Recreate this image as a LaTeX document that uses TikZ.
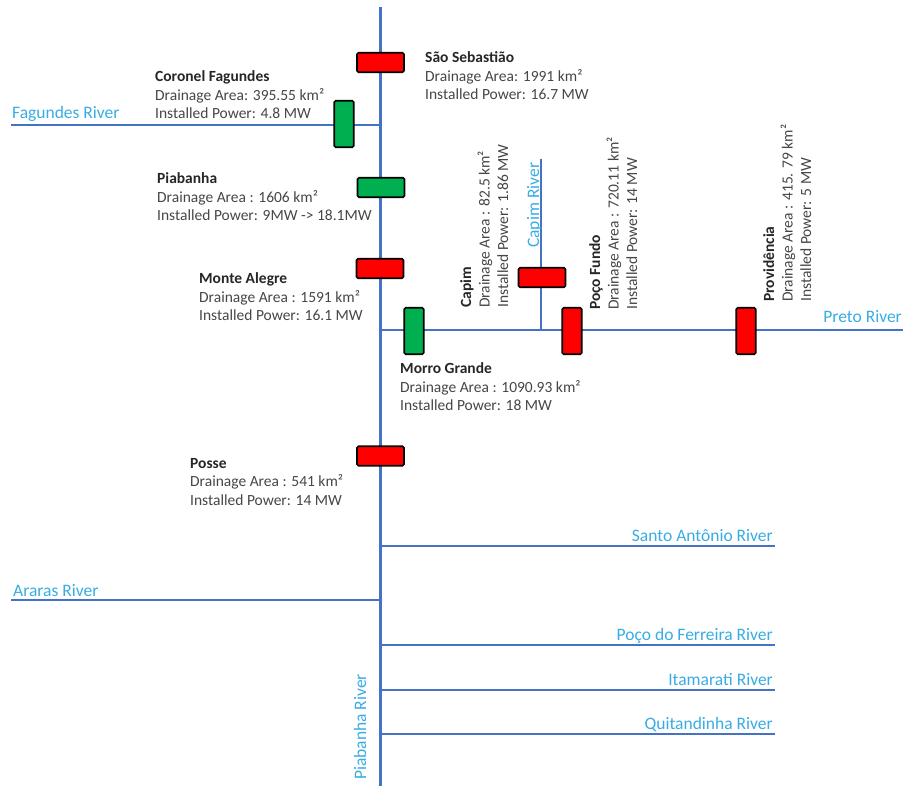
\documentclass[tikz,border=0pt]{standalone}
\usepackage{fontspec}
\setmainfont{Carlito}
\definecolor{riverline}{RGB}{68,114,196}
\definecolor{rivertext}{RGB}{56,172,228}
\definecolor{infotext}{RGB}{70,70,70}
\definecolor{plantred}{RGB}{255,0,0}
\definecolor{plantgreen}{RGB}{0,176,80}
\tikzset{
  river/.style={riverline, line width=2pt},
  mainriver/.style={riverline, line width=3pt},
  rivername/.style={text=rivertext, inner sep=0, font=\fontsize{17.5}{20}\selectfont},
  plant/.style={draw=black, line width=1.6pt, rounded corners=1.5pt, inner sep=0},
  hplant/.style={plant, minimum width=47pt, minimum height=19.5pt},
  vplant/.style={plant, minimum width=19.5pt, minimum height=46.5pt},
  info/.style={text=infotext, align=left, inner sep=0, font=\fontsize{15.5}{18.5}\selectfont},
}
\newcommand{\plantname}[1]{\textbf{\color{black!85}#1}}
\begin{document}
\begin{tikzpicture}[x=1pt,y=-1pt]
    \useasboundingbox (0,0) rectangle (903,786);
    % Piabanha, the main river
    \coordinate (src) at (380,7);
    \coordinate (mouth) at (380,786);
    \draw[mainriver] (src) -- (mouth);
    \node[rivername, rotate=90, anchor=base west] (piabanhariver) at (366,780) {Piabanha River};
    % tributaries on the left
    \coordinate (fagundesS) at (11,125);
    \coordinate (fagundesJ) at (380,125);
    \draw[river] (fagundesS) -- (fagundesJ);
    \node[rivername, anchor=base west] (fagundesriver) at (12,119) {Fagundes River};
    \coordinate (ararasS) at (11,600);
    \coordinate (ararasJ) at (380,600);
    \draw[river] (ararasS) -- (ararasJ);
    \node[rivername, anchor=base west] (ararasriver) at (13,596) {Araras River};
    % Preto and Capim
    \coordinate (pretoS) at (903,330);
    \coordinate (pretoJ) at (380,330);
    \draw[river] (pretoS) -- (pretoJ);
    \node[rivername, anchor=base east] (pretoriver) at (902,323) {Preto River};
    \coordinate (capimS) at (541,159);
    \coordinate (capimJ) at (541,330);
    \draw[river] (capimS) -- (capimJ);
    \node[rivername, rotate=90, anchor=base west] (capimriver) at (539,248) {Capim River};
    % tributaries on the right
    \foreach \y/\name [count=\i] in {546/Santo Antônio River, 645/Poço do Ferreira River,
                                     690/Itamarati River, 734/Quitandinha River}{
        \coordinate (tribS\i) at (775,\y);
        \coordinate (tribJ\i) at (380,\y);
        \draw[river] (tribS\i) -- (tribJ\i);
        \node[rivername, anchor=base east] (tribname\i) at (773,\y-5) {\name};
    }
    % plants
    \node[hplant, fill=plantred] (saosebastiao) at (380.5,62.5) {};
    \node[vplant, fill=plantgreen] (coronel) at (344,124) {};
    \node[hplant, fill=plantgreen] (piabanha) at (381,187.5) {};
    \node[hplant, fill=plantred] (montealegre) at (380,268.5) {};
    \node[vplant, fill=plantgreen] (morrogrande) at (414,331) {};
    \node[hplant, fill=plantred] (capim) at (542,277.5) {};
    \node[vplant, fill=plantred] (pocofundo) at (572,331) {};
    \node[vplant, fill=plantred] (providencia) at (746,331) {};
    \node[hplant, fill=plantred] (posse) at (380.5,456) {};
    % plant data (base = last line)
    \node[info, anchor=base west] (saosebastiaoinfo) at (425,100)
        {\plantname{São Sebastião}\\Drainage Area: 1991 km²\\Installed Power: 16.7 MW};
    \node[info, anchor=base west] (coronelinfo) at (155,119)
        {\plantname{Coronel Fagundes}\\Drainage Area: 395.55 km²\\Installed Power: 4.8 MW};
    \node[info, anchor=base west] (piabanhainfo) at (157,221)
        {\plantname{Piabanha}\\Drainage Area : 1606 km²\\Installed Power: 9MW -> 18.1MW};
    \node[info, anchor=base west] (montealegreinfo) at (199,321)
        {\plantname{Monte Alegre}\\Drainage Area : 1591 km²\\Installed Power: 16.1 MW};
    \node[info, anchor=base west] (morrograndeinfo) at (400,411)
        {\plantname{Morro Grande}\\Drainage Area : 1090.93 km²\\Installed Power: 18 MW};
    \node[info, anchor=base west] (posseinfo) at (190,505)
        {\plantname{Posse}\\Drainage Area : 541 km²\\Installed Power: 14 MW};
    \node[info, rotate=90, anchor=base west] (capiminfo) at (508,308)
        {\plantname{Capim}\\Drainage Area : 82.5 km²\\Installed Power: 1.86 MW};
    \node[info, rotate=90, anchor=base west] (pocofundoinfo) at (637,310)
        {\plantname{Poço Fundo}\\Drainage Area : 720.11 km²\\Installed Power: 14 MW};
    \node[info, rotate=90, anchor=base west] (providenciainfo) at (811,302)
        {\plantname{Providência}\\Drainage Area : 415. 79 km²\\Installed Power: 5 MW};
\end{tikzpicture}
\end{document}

#### [Challenge]
Reproduce the data word for word, excluding its pictures.

#### [Exercise result]
Recreate this image as a LaTeX document that uses TikZ.
\documentclass[tikz,border=0pt]{standalone}
\usepackage{fontspec}
\setmainfont{Carlito}
\definecolor{riverline}{RGB}{68,114,196}
\definecolor{rivertext}{RGB}{56,172,228}
\definecolor{infotext}{RGB}{70,70,70}
\definecolor{plantred}{RGB}{255,0,0}
\definecolor{plantgreen}{RGB}{0,176,80}
\tikzset{
  river/.style={riverline, line width=2pt},
  mainriver/.style={riverline, line width=3pt},
  rivername/.style={text=rivertext, inner sep=0, font=\fontsize{17.5}{20}\selectfont},
  plant/.style={draw=black, line width=1.6pt, rounded corners=1.5pt, inner sep=0},
  hplant/.style={plant, minimum width=47pt, minimum height=19.5pt},
  vplant/.style={plant, minimum width=19.5pt, minimum height=46.5pt},
  info/.style={text=infotext, align=left, inner sep=0, font=\fontsize{15.5}{18.5}\selectfont},
}
\newcommand{\plantname}[1]{\textbf{\color{black!85}#1}}
\begin{document}
\begin{tikzpicture}[x=1pt,y=-1pt]
    \useasboundingbox (0,0) rectangle (903,786);
    % Piabanha, the main river
    \coordinate (src) at (380,7);
    \coordinate (mouth) at (380,786);
    \draw[mainriver] (src) -- (mouth);
    \node[rivername, rotate=90, anchor=base west] (piabanhariver) at (366,780) {Piabanha River};
    % tributaries on the left
    \coordinate (fagundesS) at (11,125);
    \coordinate (fagundesJ) at (380,125);
    \draw[river] (fagundesS) -- (fagundesJ);
    \node[rivername, anchor=base west] (fagundesriver) at (12,119) {Fagundes River};
    \coordinate (ararasS) at (11,600);
    \coordinate (ararasJ) at (380,600);
    \draw[river] (ararasS) -- (ararasJ);
    \node[rivername, anchor=base west] (ararasriver) at (13,596) {Araras River};
    % Preto and Capim
    \coordinate (pretoS) at (903,330);
    \coordinate (pretoJ) at (380,330);
    \draw[river] (pretoS) -- (pretoJ);
    \node[rivername, anchor=base east] (pretoriver) at (902,323) {Preto River};
    \coordinate (capimS) at (541,159);
    \coordinate (capimJ) at (541,330);
    \draw[river] (capimS) -- (capimJ);
    \node[rivername, rotate=90, anchor=base west] (capimriver) at (539,248) {Capim River};
    % tributaries on the right
    \foreach \y/\name [count=\i] in {546/Santo Antônio River, 645/Poço do Ferreira River,
                                     690/Itamarati River, 734/Quitandinha River}{
        \coordinate (tribS\i) at (775,\y);
        \coordinate (tribJ\i) at (380,\y);
        \draw[river] (tribS\i) -- (tribJ\i);
        \node[rivername, anchor=base east] (tribname\i) at (773,\y-5) {\name};
    }
    % plants
    \node[hplant, fill=plantred] (saosebastiao) at (380.5,62.5) {};
    \node[vplant, fill=plantgreen] (coronel) at (344,124) {};
    \node[hplant, fill=plantgreen] (piabanha) at (381,187.5) {};
    \node[hplant, fill=plantred] (montealegre) at (380,268.5) {};
    \node[vplant, fill=plantgreen] (morrogrande) at (414,331) {};
    \node[hplant, fill=plantred] (capim) at (542,277.5) {};
    \node[vplant, fill=plantred] (pocofundo) at (572,331) {};
    \node[vplant, fill=plantred] (providencia) at (746,331) {};
    \node[hplant, fill=plantred] (posse) at (380.5,456) {};
    % plant data (base = last line)
    \node[info, anchor=base west] (saosebastiaoinfo) at (425,100)
        {\plantname{São Sebastião}\\Drainage Area: 1991 km²\\Installed Power: 16.7 MW};
    \node[info, anchor=base west] (coronelinfo) at (155,119)
        {\plantname{Coronel Fagundes}\\Drainage Area: 395.55 km²\\Installed Power: 4.8 MW};
    \node[info, anchor=base west] (piabanhainfo) at (157,221)
        {\plantname{Piabanha}\\Drainage Area : 1606 km²\\Installed Power: 9MW -> 18.1MW};
    \node[info, anchor=base west] (montealegreinfo) at (199,321)
        {\plantname{Monte Alegre}\\Drainage Area : 1591 km²\\Installed Power: 16.1 MW};
    \node[info, anchor=base west] (morrograndeinfo) at (400,411)
        {\plantname{Morro Grande}\\Drainage Area : 1090.93 km²\\Installed Power: 18 MW};
    \node[info, anchor=base west] (posseinfo) at (190,505)
        {\plantname{Posse}\\Drainage Area : 541 km²\\Installed Power: 14 MW};
    \node[info, rotate=90, anchor=base west] (capiminfo) at (508,308)
        {\plantname{Capim}\\Drainage Area : 82.5 km²\\Installed Power: 1.86 MW};
    \node[info, rotate=90, anchor=base west] (pocofundoinfo) at (637,310)
        {\plantname{Poço Fundo}\\Drainage Area : 720.11 km²\\Installed Power: 14 MW};
    \node[info, rotate=90, anchor=base west] (providenciainfo) at (811,302)
        {\plantname{Providência}\\Drainage Area : 415. 79 km²\\Installed Power: 5 MW};
\end{tikzpicture}
\end{document}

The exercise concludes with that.